The types of advantage plays are effectively endless, but they all have one common disadvantage: Sooner or later, they stop working. Why? Because sometimes an advantage play is a disadvantage for someone or something else.

If a business practice is an advantage play, or even if it’s going too well, it’s not uncommon for that business to shut it down. Sometimes, there’s also a time limit on how long it lasts, making it more of a promotion than a business practice.

Because individual advantage plays stop working eventually, successful APs keep working on the next advantage play. For APs, figuring out advantage plays is a never-ending process.

But, as with most situations, there’s an advantage play for this, too. Some advantage plays go unnoticed because they are not dramatic. Any disadvantage to the casino is so small that it goes unnoticed.

Put another way the weakest advantage plays last the longest. One massive jackpot would be wonderful, but does it matter if it takes a year or two to make the same gaming profit at a much less noticeable level? Being less noticeable now is better for future advantage plays.

Some advantage plays are a change in perspective. Casino operators see a reduced workforce and daily performance metrics as their advantage play. That some modern APs, such as myself, have turned those business practices on their head doesn’t matter.

As I’ve previously mentioned, advantage players consider the time and cost of an advantage play versus its potential profit. As advantage players, casino operators make these same calculations with their millions or billions of dollars in gaming revenue.

As with card-counting, casinos adapted to players using that advantage play. In return, card counters wore disguises. Then casinos added more decks. Players figured out the math for using packs of decks.

And so it went, back and forth, until we now have casino surveillance of card games pattern recognition, automatic shufflers of a large number of decks, or even infinite decks,

Slot machine advantage plays, although more secretive, have already had to deal with counter-responses from casinos. While casinos had good business reasons to switch over from coins to ticket-in, ticket-out readers, doing so had a major impact on coin drop sequence advantage plays, whether they were effective advantage plays or not.

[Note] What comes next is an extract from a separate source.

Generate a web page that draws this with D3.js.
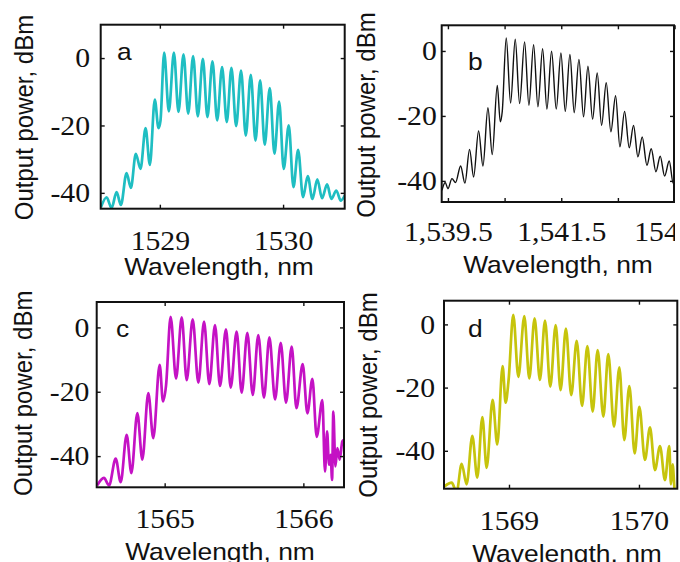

Modern slot machine advantage plays which currently work will stop working because casinos will develop counter-measures or change their business practices for some other reason. They do that, you know.

I’ve seen this happen. For me, some significant advantage plays went away after nine months. But I responded by figuring out the next advantage play. That’s what all APs, modern or not, do.

And maybe the new slot machine advantage plays I’ve figured out and used successfully, my winning slots strategies, will work at other casinos for you. I’m sharing them for two reasons. First, I have a (well-paid aerospace engineering) day job, which prevents me from using my winning strategies elsewhere, outside of an occasional weekend getaway.

Hex Slot Machine

Second, I’m doing that thing which APs do. I’ve determined that it is an advantage play to share this information with you. With enough time and effort, there is a potential profit in serving a community of slots players. I hope so, anyway. I’ve got massive student loans to pay.

Summary of Understanding Advantage Play Slots

Advantage plays have always been a bit mysterious because sharing them is counter-productive to winning at slots when using them.

But sharing is caring, so I’ve written this article on understanding advantage play slots from a modern-day perspective.